(Source code of charts)
....
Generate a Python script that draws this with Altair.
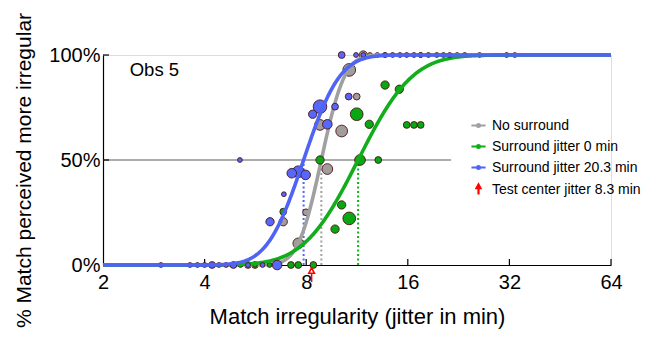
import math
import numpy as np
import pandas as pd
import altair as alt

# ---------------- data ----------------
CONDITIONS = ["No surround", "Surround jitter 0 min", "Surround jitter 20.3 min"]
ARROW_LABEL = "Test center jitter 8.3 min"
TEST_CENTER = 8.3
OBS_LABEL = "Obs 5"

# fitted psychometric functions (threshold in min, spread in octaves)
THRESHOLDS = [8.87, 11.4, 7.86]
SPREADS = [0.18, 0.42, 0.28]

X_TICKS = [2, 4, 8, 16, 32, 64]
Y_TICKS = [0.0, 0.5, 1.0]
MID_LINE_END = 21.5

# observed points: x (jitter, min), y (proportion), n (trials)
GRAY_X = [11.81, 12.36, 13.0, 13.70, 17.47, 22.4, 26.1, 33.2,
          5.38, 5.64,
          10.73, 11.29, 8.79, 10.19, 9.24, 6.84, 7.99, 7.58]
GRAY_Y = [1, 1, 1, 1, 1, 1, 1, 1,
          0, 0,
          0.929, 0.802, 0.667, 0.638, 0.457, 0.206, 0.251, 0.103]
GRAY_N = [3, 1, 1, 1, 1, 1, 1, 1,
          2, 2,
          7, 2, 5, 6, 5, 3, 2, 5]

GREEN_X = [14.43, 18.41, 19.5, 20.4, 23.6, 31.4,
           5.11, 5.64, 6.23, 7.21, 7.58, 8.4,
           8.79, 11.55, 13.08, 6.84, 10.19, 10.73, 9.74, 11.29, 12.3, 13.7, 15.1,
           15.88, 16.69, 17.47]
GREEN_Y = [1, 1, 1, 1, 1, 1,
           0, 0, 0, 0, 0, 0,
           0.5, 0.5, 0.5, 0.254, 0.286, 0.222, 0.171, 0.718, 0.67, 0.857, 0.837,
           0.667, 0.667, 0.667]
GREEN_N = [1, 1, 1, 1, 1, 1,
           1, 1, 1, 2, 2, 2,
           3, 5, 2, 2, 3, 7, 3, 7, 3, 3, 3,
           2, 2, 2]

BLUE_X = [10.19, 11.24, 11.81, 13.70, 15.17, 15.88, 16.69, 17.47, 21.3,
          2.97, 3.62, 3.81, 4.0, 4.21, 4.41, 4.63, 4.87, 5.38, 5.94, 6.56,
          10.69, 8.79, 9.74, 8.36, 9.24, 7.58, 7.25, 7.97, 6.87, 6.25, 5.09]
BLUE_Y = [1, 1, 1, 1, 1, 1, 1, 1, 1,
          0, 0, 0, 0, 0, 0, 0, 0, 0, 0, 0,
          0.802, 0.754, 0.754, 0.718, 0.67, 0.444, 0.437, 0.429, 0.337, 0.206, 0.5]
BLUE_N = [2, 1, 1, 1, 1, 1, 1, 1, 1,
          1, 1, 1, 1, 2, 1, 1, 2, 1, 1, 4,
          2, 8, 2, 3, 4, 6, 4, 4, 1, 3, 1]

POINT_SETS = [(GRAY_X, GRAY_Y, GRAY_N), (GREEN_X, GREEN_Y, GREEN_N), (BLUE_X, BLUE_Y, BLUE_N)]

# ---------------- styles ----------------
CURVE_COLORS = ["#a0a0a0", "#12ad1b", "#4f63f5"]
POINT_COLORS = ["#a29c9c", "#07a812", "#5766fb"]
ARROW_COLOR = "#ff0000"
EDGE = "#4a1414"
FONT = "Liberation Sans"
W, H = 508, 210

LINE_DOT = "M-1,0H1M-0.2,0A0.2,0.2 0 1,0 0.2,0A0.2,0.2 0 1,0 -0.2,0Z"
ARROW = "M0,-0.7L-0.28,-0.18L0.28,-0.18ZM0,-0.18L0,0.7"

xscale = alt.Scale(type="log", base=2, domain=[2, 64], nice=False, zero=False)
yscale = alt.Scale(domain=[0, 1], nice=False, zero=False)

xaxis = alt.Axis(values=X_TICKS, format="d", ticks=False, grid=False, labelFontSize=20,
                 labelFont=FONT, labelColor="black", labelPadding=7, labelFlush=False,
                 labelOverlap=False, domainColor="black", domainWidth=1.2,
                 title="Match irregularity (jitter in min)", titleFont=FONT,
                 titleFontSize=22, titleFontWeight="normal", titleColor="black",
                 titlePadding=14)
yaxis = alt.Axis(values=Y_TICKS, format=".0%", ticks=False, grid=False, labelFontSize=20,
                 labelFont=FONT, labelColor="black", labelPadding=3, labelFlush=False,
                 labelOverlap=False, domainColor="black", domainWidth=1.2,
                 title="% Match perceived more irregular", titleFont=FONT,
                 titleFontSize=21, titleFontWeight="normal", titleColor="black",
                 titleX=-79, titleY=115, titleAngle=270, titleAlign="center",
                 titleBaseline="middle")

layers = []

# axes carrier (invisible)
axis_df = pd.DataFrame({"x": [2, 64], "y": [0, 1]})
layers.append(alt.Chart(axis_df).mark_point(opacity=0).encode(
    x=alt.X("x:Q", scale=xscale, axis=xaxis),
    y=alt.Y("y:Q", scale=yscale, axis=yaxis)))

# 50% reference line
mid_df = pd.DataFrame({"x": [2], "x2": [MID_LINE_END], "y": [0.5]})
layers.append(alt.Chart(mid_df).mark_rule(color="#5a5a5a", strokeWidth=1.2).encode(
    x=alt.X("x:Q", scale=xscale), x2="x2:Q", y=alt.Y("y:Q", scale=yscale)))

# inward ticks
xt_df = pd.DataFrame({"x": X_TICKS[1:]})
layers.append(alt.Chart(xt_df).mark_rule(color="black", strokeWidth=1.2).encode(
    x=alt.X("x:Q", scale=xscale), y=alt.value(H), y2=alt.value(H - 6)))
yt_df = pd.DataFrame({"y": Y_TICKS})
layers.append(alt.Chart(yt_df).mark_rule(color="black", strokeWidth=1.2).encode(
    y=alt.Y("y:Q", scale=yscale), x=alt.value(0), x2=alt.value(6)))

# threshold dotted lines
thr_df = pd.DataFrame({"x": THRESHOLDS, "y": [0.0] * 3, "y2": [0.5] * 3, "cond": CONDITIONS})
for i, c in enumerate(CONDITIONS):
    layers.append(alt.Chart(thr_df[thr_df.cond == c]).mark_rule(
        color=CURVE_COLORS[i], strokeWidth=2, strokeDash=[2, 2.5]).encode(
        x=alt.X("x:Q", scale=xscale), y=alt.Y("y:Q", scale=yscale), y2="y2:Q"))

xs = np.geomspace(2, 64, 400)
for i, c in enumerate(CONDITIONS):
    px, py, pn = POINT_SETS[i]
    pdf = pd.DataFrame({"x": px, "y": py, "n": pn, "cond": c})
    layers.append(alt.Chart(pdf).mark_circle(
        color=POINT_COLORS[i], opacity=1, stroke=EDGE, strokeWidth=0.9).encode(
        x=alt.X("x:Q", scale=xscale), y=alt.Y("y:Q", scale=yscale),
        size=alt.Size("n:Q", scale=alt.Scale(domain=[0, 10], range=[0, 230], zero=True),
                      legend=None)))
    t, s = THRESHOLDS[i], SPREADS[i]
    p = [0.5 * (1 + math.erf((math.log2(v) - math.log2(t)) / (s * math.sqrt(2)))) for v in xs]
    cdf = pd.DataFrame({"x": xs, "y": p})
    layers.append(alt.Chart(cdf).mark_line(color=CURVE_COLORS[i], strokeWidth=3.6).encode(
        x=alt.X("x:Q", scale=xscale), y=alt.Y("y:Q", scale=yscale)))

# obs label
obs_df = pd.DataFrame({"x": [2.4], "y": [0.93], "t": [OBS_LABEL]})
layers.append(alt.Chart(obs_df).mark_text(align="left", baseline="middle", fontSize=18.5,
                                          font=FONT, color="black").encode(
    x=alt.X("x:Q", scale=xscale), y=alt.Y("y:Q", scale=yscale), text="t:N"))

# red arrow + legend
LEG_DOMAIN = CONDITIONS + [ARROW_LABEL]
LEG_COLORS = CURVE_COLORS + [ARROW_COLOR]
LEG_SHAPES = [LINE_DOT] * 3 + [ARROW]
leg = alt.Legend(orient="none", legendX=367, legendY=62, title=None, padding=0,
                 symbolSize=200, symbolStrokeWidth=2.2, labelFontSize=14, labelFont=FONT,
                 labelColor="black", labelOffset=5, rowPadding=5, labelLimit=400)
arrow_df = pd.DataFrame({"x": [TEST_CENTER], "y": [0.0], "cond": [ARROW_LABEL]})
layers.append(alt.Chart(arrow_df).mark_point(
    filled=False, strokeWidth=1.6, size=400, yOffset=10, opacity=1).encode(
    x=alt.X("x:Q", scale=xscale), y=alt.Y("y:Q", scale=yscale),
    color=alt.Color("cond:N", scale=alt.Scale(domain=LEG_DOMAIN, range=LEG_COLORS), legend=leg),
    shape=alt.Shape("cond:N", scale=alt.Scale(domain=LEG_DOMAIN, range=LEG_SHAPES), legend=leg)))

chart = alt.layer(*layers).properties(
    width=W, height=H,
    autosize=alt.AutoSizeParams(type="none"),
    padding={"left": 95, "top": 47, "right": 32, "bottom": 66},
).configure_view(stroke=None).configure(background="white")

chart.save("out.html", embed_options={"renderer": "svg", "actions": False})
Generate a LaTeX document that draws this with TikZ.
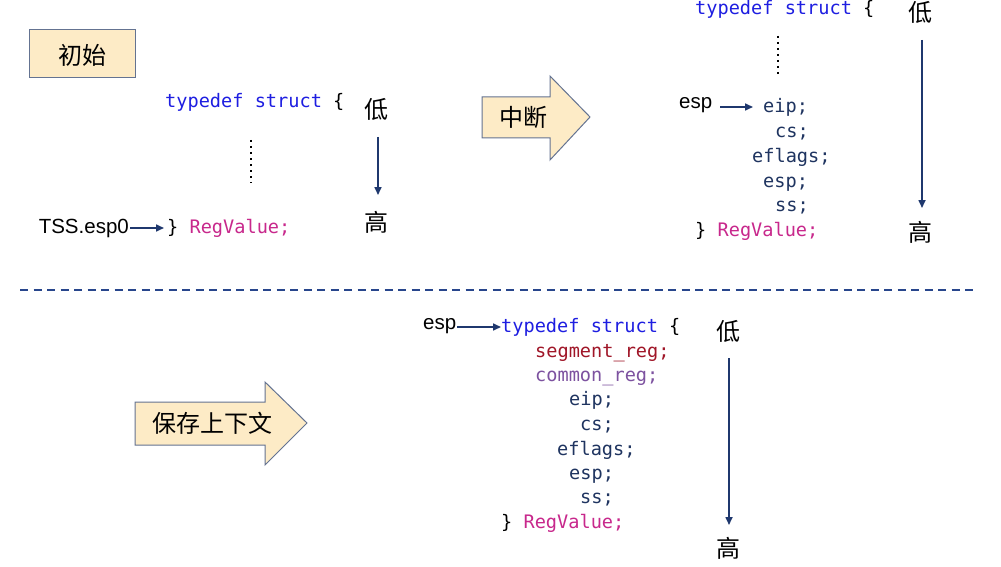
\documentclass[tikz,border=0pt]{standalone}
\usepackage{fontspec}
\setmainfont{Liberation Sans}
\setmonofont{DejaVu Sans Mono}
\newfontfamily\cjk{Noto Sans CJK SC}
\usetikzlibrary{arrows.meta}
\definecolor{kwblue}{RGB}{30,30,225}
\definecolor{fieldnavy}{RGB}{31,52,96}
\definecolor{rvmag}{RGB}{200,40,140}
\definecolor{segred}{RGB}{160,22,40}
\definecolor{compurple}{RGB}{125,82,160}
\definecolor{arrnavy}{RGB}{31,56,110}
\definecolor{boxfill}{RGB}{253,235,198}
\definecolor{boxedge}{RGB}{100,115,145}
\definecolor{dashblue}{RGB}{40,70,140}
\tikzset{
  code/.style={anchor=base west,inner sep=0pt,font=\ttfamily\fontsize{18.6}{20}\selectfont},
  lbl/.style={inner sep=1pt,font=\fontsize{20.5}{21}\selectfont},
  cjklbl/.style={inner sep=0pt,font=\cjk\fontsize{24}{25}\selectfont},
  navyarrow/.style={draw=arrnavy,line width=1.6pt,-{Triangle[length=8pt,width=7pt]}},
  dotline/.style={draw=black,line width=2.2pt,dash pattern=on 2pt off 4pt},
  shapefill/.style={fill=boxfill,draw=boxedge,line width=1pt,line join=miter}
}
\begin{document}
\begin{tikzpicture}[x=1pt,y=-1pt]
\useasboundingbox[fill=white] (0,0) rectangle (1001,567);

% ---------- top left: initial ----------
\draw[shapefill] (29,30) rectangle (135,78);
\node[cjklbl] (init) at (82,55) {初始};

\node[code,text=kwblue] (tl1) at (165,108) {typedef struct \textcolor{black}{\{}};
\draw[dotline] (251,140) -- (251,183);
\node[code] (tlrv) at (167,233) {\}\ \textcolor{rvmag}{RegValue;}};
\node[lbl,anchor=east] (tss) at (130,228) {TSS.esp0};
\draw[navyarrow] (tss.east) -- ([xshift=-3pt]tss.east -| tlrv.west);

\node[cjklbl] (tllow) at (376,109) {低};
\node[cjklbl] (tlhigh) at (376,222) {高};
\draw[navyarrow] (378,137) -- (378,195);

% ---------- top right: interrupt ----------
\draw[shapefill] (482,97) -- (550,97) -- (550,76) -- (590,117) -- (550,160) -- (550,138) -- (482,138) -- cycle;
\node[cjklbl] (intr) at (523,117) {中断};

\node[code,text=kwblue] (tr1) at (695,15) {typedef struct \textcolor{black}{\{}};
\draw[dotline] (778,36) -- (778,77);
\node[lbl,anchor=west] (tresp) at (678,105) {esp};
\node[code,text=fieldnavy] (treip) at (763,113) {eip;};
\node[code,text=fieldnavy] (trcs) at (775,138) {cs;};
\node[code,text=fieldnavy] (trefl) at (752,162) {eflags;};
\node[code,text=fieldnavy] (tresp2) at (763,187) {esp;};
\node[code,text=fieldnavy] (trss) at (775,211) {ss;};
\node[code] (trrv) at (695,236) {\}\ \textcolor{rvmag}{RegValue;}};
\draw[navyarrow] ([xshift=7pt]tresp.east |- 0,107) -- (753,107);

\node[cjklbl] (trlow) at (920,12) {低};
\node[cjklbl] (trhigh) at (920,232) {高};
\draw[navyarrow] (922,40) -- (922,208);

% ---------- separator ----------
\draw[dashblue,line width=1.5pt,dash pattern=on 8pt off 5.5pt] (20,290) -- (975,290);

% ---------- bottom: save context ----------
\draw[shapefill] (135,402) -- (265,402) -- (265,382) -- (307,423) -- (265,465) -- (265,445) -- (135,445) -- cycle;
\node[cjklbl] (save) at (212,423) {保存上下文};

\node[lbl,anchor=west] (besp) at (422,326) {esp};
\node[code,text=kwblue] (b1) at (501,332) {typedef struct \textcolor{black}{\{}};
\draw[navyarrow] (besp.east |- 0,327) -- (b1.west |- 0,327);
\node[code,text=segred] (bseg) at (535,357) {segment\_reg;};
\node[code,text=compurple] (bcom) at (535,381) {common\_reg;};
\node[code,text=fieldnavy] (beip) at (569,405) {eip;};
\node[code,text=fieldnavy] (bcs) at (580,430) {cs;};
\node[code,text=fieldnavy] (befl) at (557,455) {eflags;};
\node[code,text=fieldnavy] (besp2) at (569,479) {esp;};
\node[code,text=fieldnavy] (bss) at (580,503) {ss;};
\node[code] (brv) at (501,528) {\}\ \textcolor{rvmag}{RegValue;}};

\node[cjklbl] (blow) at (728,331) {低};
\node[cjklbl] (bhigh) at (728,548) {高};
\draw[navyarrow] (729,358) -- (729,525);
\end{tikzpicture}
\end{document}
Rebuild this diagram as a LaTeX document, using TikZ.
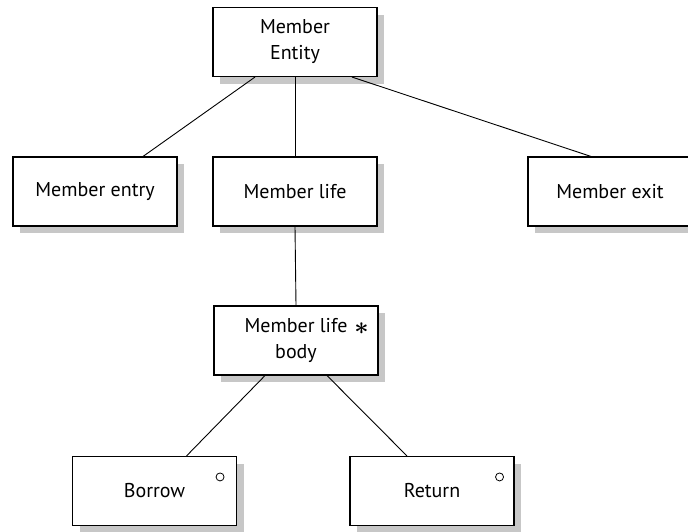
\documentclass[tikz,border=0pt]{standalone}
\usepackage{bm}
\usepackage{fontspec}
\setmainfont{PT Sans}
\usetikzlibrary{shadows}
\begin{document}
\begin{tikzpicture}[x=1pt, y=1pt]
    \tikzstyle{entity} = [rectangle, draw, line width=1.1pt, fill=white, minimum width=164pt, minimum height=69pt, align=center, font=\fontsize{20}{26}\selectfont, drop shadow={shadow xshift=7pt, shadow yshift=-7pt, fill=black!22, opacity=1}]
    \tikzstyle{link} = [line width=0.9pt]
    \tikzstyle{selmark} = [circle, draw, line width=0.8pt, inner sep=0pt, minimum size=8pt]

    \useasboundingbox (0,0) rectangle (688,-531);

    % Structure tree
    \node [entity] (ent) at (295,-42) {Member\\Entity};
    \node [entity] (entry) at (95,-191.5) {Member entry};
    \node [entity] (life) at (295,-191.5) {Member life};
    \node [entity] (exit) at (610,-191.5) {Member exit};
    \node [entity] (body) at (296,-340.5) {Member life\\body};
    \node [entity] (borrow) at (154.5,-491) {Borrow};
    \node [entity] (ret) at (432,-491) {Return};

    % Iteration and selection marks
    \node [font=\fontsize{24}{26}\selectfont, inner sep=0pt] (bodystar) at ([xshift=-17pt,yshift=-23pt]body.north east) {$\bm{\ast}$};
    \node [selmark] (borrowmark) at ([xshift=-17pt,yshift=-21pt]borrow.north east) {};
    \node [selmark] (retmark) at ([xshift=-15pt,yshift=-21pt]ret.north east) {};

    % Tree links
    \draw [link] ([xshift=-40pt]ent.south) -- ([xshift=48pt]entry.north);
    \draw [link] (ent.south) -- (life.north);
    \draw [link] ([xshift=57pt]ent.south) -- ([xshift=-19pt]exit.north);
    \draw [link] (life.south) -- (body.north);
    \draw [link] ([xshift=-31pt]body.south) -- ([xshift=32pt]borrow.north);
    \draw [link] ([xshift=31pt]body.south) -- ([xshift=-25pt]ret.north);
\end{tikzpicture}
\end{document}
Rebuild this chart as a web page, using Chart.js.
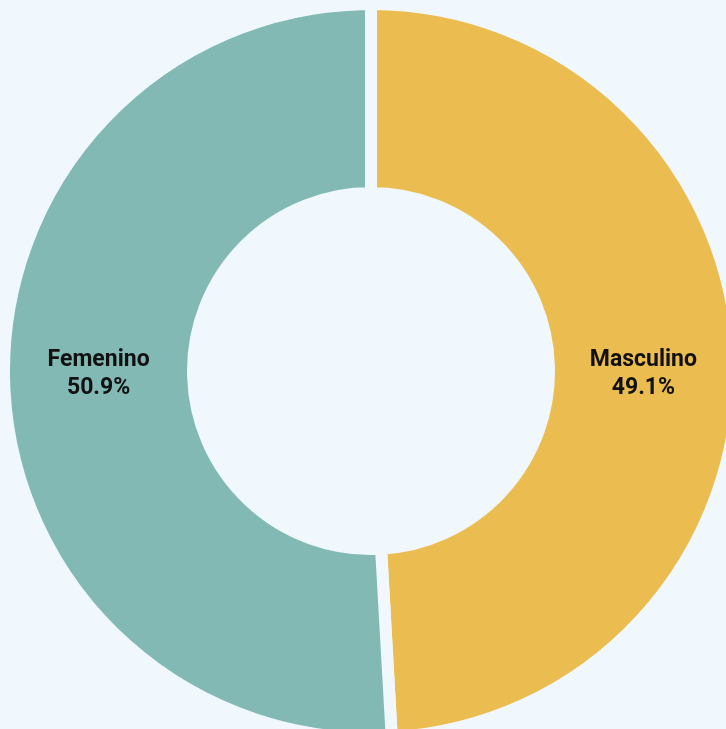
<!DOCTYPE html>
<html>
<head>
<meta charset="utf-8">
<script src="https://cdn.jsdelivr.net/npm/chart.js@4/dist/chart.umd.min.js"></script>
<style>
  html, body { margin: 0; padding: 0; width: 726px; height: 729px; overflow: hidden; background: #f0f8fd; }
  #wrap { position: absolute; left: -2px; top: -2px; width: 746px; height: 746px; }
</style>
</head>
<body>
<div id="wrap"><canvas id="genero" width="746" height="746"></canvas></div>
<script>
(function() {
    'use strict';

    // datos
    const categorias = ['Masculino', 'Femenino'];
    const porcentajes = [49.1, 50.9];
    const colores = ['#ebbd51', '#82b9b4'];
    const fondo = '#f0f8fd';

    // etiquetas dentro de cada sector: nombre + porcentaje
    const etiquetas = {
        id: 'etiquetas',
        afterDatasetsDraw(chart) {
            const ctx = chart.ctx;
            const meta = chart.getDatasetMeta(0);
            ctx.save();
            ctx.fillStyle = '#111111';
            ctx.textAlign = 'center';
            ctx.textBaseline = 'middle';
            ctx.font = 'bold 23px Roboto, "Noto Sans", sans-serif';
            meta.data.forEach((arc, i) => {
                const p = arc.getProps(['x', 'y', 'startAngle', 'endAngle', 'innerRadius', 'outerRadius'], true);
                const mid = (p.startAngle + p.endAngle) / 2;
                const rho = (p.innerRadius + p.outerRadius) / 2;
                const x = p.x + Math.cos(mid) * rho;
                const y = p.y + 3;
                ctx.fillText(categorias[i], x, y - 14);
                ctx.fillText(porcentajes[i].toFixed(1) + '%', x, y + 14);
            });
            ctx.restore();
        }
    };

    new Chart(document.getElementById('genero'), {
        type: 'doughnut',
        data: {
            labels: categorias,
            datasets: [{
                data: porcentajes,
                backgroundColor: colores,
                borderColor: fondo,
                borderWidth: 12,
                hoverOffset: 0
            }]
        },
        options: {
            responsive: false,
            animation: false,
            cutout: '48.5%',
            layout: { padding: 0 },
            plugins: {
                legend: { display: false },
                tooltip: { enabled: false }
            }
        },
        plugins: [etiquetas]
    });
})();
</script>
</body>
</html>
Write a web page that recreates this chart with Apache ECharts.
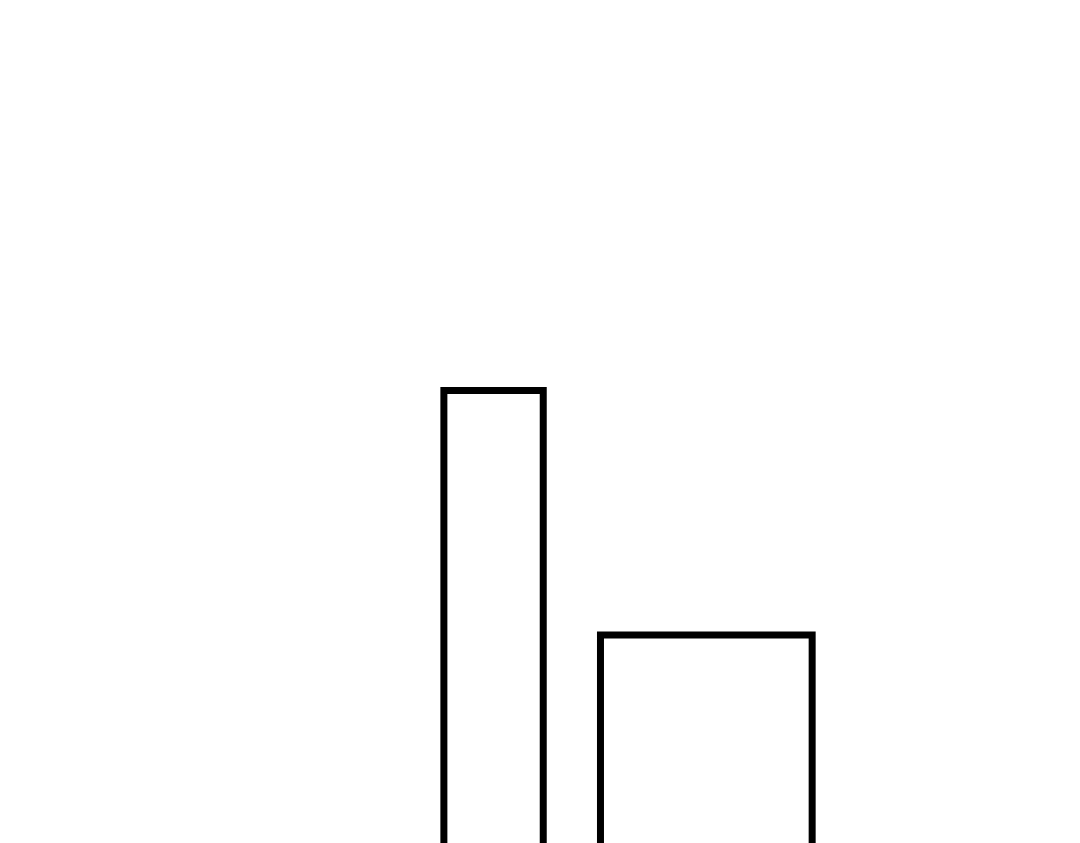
....
## Exercise objective
Wherever "LaTeX" shows up in a line, copy that line.

## Completed exercise
Generate a LaTeX document that draws this with TikZ.
Rebuild this diagram as a LaTeX document, using TikZ.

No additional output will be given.